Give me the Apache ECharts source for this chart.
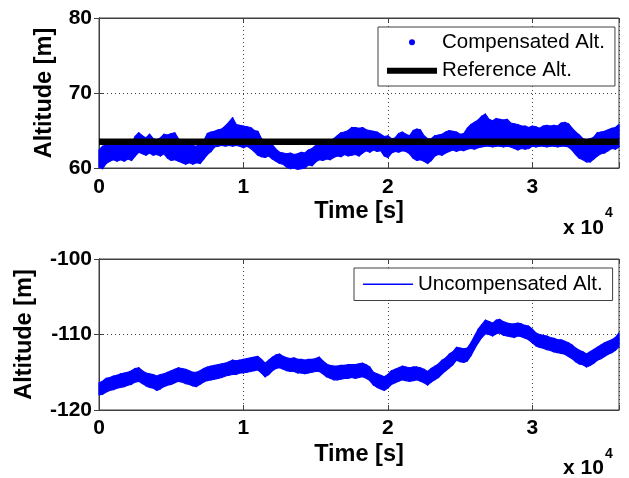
<!DOCTYPE html>
<html>
<head>
<meta charset="utf-8">
<script src="https://cdn.jsdelivr.net/npm/echarts@6/dist/echarts.min.js"></script>
<style>
  html, body { margin: 0; padding: 0; background: #fff; }
  #chart { width: 629px; height: 478px; }
</style>
</head>
<body>
<div id="chart"></div>
<script>
// Sample times [s]
const timeSec = [
  0,250,500,750,1000,1250,1500,1750,2000,2250,
  2500,2750,3000,3250,3500,3750,4000,4250,4500,4750,
  5000,5250,5500,5750,6000,6250,6500,6750,7000,7250,
  7500,7750,8000,8250,8500,8750,9000,9250,9500,9750,
  10000,10250,10500,10750,11000,11250,11500,11750,12000,12250,
  12500,12750,13000,13250,13500,13750,14000,14250,14500,14750,
  15000,15250,15500,15750,16000,16250,16500,16750,17000,17250,
  17500,17750,18000,18250,18500,18750,19000,19250,19500,19750,
  20000,20250,20500,20750,21000,21250,21500,21750,22000,22250,
  22500,22750,23000,23250,23500,23750,24000,24250,24500,24750,
  25000,25250,25500,25750,26000,26250,26500,26750,27000,27250,
  27500,27750,28000,28250,28500,28750,29000,29250,29500,29750,
  30000,30250,30500,30750,31000,31250,31500,31750,32000,32250,
  32500,32750,33000,33250,33500,33750,34000,34250,34500,34750,
  35000,35250,35500,35750,36000];

// Compensated altitude [m]: upper and lower edge of the noisy readings
const compUpper = [
  62.4,62.9,63.1,63.0,63.3,63.1,63.4,63.2,63.4,63.3,
  64.2,64.7,64.3,64.0,64.5,63.9,63.8,64.0,64.5,64.4,
  64.6,64.7,63.9,63.3,63.4,63.2,63.0,62.9,63.3,63.6,
  64.6,64.8,64.9,65.1,65.2,65.6,66.1,66.7,65.8,65.7,
  65.6,65.5,65.4,65.0,64.9,63.9,63.3,63.2,63.1,62.5,
  62.1,62.0,61.9,62.0,61.8,61.9,62.1,62.0,62.4,62.6,
  63.0,63.2,63.3,63.2,63.5,63.9,64.3,64.7,64.8,65.0,
  65.4,65.4,65.3,65.4,65.1,65.0,64.9,64.8,64.5,64.2,
  64.3,63.9,64.0,64.6,64.8,64.5,64.3,65.0,65.2,65.1,
  64.3,63.9,63.9,64.3,64.4,64.5,64.8,65.0,64.9,64.8,
  64.5,64.6,65.3,65.8,66.1,66.4,66.9,67.2,66.5,66.3,
  66.6,66.5,66.4,66.5,66.0,65.9,65.8,65.6,65.6,65.4,
  65.6,65.5,65.3,65.6,65.7,65.6,65.7,65.6,66.0,66.1,
  65.9,65.3,64.8,64.4,63.9,63.8,63.9,64.1,64.7,64.8,
  64.9,65.1,65.3,65.4,65.8];
const compLower = [
  60.1,59.9,60.6,60.9,61.1,60.9,61.1,60.9,61.2,61.0,
  61.6,62.1,61.9,61.7,62.0,61.7,61.8,61.6,61.9,61.3,
  61.0,61.1,60.9,60.7,60.5,60.7,60.5,60.7,60.6,61.2,
  61.8,62.2,62.8,62.9,63.0,62.9,63.0,62.9,63.0,62.9,
  62.7,62.9,62.6,62.2,61.7,61.5,61.4,61.6,61.2,60.9,
  60.6,60.5,60.1,59.9,60.0,59.8,59.9,60.0,60.4,60.3,
  60.8,61.1,61.0,61.2,61.1,61.4,61.6,61.5,61.8,61.6,
  61.7,61.8,61.6,62.0,62.3,62.1,62.4,62.2,62.3,61.6,
  61.4,62.0,62.2,62.1,62.3,62.2,61.9,61.3,61.0,61.1,
  60.9,60.6,61.0,61.6,61.8,61.7,62.0,62.2,62.4,62.2,
  62.4,62.3,62.5,62.6,62.5,62.7,62.8,62.9,62.9,62.8,
  62.9,62.9,62.8,62.9,62.8,62.6,62.4,62.6,62.5,62.6,
  62.9,62.8,62.9,62.9,62.8,62.9,62.9,62.8,62.9,62.9,
  62.8,62.4,61.8,61.3,61.1,60.8,60.8,61.2,61.6,61.9,
  62.0,62.3,62.6,62.5,62.8];

// Reference altitude [m]
const referenceAlt = 63.5;

// Uncompensated altitude [m]: upper and lower edge of the noisy readings
const uncompUpper = [
  -116.4,-116.2,-115.8,-115.7,-115.5,-115.4,-115.2,-115.1,-115.0,-114.8,
  -114.5,-114.4,-114.8,-115.1,-115.2,-115.3,-115.5,-115.3,-115.2,-115.0,
  -114.8,-114.6,-114.4,-114.5,-114.6,-114.8,-115.0,-115.0,-114.8,-114.5,
  -114.3,-114.2,-114.1,-114.0,-113.9,-113.8,-113.6,-113.4,-113.5,-113.4,
  -113.3,-113.2,-113.1,-113.0,-112.9,-113.3,-113.8,-113.4,-113.0,-112.7,
  -112.6,-112.9,-113.1,-113.2,-113.1,-113.3,-113.3,-113.4,-113.3,-113.3,
  -113.2,-113.0,-113.5,-113.9,-114.1,-114.2,-114.2,-114.1,-114.1,-114.0,
  -114.0,-114.0,-113.9,-113.8,-114.0,-114.3,-115.0,-115.2,-115.4,-115.6,
  -115.3,-114.8,-114.6,-114.4,-114.2,-114.3,-114.4,-114.3,-114.3,-114.4,
  -114.6,-114.9,-114.5,-114.2,-113.9,-113.4,-113.1,-112.6,-112.3,-111.7,
  -111.8,-111.9,-111.8,-111.1,-110.2,-109.3,-108.7,-108.1,-108.3,-108.5,
  -108.1,-108.0,-108.3,-108.5,-108.6,-108.6,-108.5,-108.6,-108.8,-108.9,
  -109.3,-109.8,-110.0,-110.1,-110.2,-110.4,-110.5,-110.7,-110.7,-110.9,
  -111.1,-111.4,-111.8,-112.1,-112.3,-112.6,-112.3,-112.0,-111.7,-111.4,
  -111.1,-110.9,-110.7,-110.4,-109.8];
const uncompLower = [
  -118.0,-117.9,-117.6,-117.4,-117.3,-117.1,-117.0,-116.9,-116.7,-116.6,
  -116.3,-116.2,-116.5,-116.8,-117.0,-117.1,-117.4,-117.2,-116.9,-116.7,
  -116.6,-116.4,-116.2,-116.3,-116.5,-116.6,-116.8,-116.9,-116.6,-116.3,
  -116.1,-116.0,-115.9,-115.8,-115.7,-115.5,-115.4,-115.3,-115.3,-115.1,
  -115.1,-115.0,-114.9,-114.8,-114.7,-115.1,-115.6,-115.3,-114.8,-114.5,
  -114.4,-114.6,-114.8,-114.9,-114.9,-115.1,-115.1,-115.2,-115.1,-115.0,
  -114.9,-114.9,-115.2,-115.6,-115.8,-116.0,-116.0,-115.9,-115.8,-115.8,
  -115.7,-115.8,-115.7,-115.6,-115.8,-116.1,-116.7,-117.0,-117.2,-117.4,
  -117.1,-116.6,-116.4,-116.2,-116.0,-116.1,-116.2,-116.1,-116.0,-116.2,
  -116.4,-116.7,-116.3,-116.0,-115.7,-115.2,-114.8,-114.4,-114.0,-113.4,
  -113.6,-113.7,-113.5,-112.8,-111.9,-111.1,-110.4,-109.9,-110.0,-110.2,
  -109.9,-109.8,-110.1,-110.2,-110.3,-110.4,-110.2,-110.3,-110.5,-110.7,
  -111.1,-111.5,-111.7,-111.8,-112.0,-112.1,-112.3,-112.4,-112.5,-112.6,
  -112.9,-113.2,-113.6,-113.9,-114.0,-114.3,-114.1,-113.8,-113.4,-113.2,
  -112.9,-112.6,-112.4,-112.1,-111.6];

// Axis ticks
const timeTickLabels = ['0', '1', '2', '3'];   // in units of 10^4 s
const timeTickStep = 10000;
const topAltTicks = [60, 70, 80];
const bottomAltTicks = [-120, -110, -100];

const FONT = '"Liberation Sans", Arial, Helvetica, sans-serif';
const BLUE = '#0000ff';
const FRAME = '#404040';

function timeAxis(gridIndex, nameGap, labelMargin) {
  return {
    gridIndex, type: 'value', position: 'bottom',
    min: timeSec[0], max: timeSec[timeSec.length - 1], interval: timeTickStep,
    axisLine: { show: true, lineStyle: { color: FRAME, width: 1 } },
    axisTick: { show: true, inside: true, length: 5, lineStyle: { color: FRAME } },
    axisLabel: {
      margin: labelMargin, fontSize: 21, fontWeight: 'bold', color: '#000', fontFamily: FONT,
      formatter: v => (v % timeTickStep === 0 ? (timeTickLabels[v / timeTickStep] || '') : '')
    },
    splitLine: { show: true, lineStyle: { color: FRAME, type: [1, 3], width: 1 } },
    name: 'Time [s]', nameLocation: 'middle', nameGap,
    nameTextStyle: { fontSize: 23.5, fontWeight: 'bold', color: '#000', fontFamily: FONT }
  };
}
function timeMirror(gridIndex) {
  return {
    gridIndex, type: 'value', position: 'top',
    min: timeSec[0], max: timeSec[timeSec.length - 1], interval: timeTickStep,
    axisLine: { show: true, lineStyle: { color: FRAME } },
    axisTick: { show: true, inside: true, length: 5, lineStyle: { color: FRAME } },
    axisLabel: { show: false }, splitLine: { show: false }
  };
}
function altAxis(gridIndex, ticks, nameGap) {
  return {
    gridIndex, type: 'value', position: 'left',
    min: ticks[0], max: ticks[ticks.length - 1], interval: ticks[1] - ticks[0],
    axisLine: { show: true, lineStyle: { color: FRAME } },
    axisTick: { show: true, inside: true, length: 5, lineStyle: { color: FRAME } },
    axisLabel: { margin: 7, fontSize: 21, fontWeight: 'bold', color: '#000', fontFamily: FONT },
    splitLine: { show: true, lineStyle: { color: FRAME, type: [1, 3], width: 1 } },
    name: 'Altitude [m]', nameLocation: 'middle', nameGap,
    nameTextStyle: { fontSize: 23.5, fontWeight: 'bold', color: '#000', fontFamily: FONT }
  };
}
function altMirror(gridIndex, ticks) {
  return {
    gridIndex, type: 'value', position: 'right',
    min: ticks[0], max: ticks[ticks.length - 1], interval: ticks[1] - ticks[0],
    axisLine: { show: true, lineStyle: { color: FRAME } },
    axisTick: { show: true, inside: true, length: 5, lineStyle: { color: FRAME } },
    axisLabel: { show: false }, splitLine: { show: false }
  };
}

// Band of noisy readings: each step is a filled quad between the upper and lower edge
function bandSeries(name, xAxisIndex, yAxisIndex, upper, lower) {
  return {
    name, type: 'custom', xAxisIndex, yAxisIndex,
    itemStyle: { color: BLUE },
    encode: { x: 0, y: [1, 2] },
    data: timeSec.map((t, i) => [t, upper[i], lower[i]]),
    renderItem: (params, api) => {
      const i = params.dataIndex;
      if (i >= timeSec.length - 1) return null;
      const pts = [
        api.coord([timeSec[i], upper[i]]),
        api.coord([timeSec[i + 1], upper[i + 1]]),
        api.coord([timeSec[i + 1], lower[i + 1]]),
        api.coord([timeSec[i], lower[i]])
      ];
      return {
        type: 'polygon', shape: { points: pts },
        style: { fill: BLUE, stroke: BLUE, lineWidth: 1.2, lineJoin: 'round' }
      };
    }
  };
}

const legendText = { fontSize: 20.5, color: '#000', fontFamily: FONT };

const option = {
  animation: false,
  backgroundColor: '#ffffff',
  grid: [
    { left: 99, top: 18, width: 520, height: 150, show: true, borderColor: FRAME, borderWidth: 1, backgroundColor: 'transparent' },
    { left: 99, top: 259, width: 520, height: 151, show: true, borderColor: FRAME, borderWidth: 1, backgroundColor: 'transparent' }
  ],
  xAxis: [timeAxis(0, 32, 9), timeMirror(0), timeAxis(1, 33, 8), timeMirror(1)],
  yAxis: [altAxis(0, topAltTicks, 42), altMirror(0, topAltTicks), altAxis(1, bottomAltTicks, 62), altMirror(1, bottomAltTicks)],
  legend: [
    {
      left: 378, top: 27, orient: 'vertical',
      data: [{ name: 'Compensated Alt.', icon: 'circle' }, { name: 'Reference Alt.', icon: 'rect' }],
      itemWidth: 50, itemHeight: 6, itemGap: 7.5, padding: [4.75, 10, 4.75, 9],
      backgroundColor: '#fff', borderColor: FRAME, borderWidth: 1, borderRadius: 0,
      textStyle: legendText, selectedMode: false
    },
    {
      left: 354, top: 268, orient: 'vertical',
      data: [{ name: 'Uncompensated Alt.', icon: 'rect' }],
      itemWidth: 50, itemHeight: 1.3, padding: [5.75, 10, 5.75, 9],
      backgroundColor: '#fff', borderColor: FRAME, borderWidth: 1, borderRadius: 0,
      textStyle: legendText, selectedMode: false
    }
  ],
  graphic: [
    { type: 'text', style: { x: 563, y: 228, text: 'x 10', fontSize: 21, fontWeight: 'bold', fontFamily: FONT, fill: '#000', verticalAlign: 'middle' } },
    { type: 'text', style: { x: 605, y: 213, text: '4', fontSize: 14, fontWeight: 'bold', fontFamily: FONT, fill: '#000', verticalAlign: 'middle' } },
    { type: 'text', style: { x: 563, y: 468, text: 'x 10', fontSize: 21, fontWeight: 'bold', fontFamily: FONT, fill: '#000', verticalAlign: 'middle' } },
    { type: 'text', style: { x: 605, y: 454, text: '4', fontSize: 14, fontWeight: 'bold', fontFamily: FONT, fill: '#000', verticalAlign: 'middle' } }
  ],
  series: [
    bandSeries('Compensated Alt.', 0, 0, compUpper, compLower),
    {
      name: 'Reference Alt.', type: 'line', xAxisIndex: 0, yAxisIndex: 0,
      symbol: 'none', color: '#000', z: 5,
      lineStyle: { width: 6.5, color: '#000' },
      data: [[timeSec[0], referenceAlt], [timeSec[timeSec.length - 1], referenceAlt]]
    },
    bandSeries('Uncompensated Alt.', 2, 2, uncompUpper, uncompLower)
  ]
};

const chart = echarts.init(document.getElementById('chart'), null, { renderer: 'canvas' });
chart.setOption(option);
</script>
</body>
</html>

• _Description of the task_
The lines from the start of the data through the line that contains "35000,35250,35500,35750,36000];" are to be returned exactly, please, with both ends included and every picture left out.

• _Answer to this problem_
Give me the Apache ECharts source for this chart.
<!DOCTYPE html>
<html>
<head>
<meta charset="utf-8">
<script src="https://cdn.jsdelivr.net/npm/echarts@6/dist/echarts.min.js"></script>
<style>
  html, body { margin: 0; padding: 0; background: #fff; }
  #chart { width: 629px; height: 478px; }
</style>
</head>
<body>
<div id="chart"></div>
<script>
// Sample times [s]
const timeSec = [
  0,250,500,750,1000,1250,1500,1750,2000,2250,
  2500,2750,3000,3250,3500,3750,4000,4250,4500,4750,
  5000,5250,5500,5750,6000,6250,6500,6750,7000,7250,
  7500,7750,8000,8250,8500,8750,9000,9250,9500,9750,
  10000,10250,10500,10750,11000,11250,11500,11750,12000,12250,
  12500,12750,13000,13250,13500,13750,14000,14250,14500,14750,
  15000,15250,15500,15750,16000,16250,16500,16750,17000,17250,
  17500,17750,18000,18250,18500,18750,19000,19250,19500,19750,
  20000,20250,20500,20750,21000,21250,21500,21750,22000,22250,
  22500,22750,23000,23250,23500,23750,24000,24250,24500,24750,
  25000,25250,25500,25750,26000,26250,26500,26750,27000,27250,
  27500,27750,28000,28250,28500,28750,29000,29250,29500,29750,
  30000,30250,30500,30750,31000,31250,31500,31750,32000,32250,
  32500,32750,33000,33250,33500,33750,34000,34250,34500,34750,
  35000,35250,35500,35750,36000];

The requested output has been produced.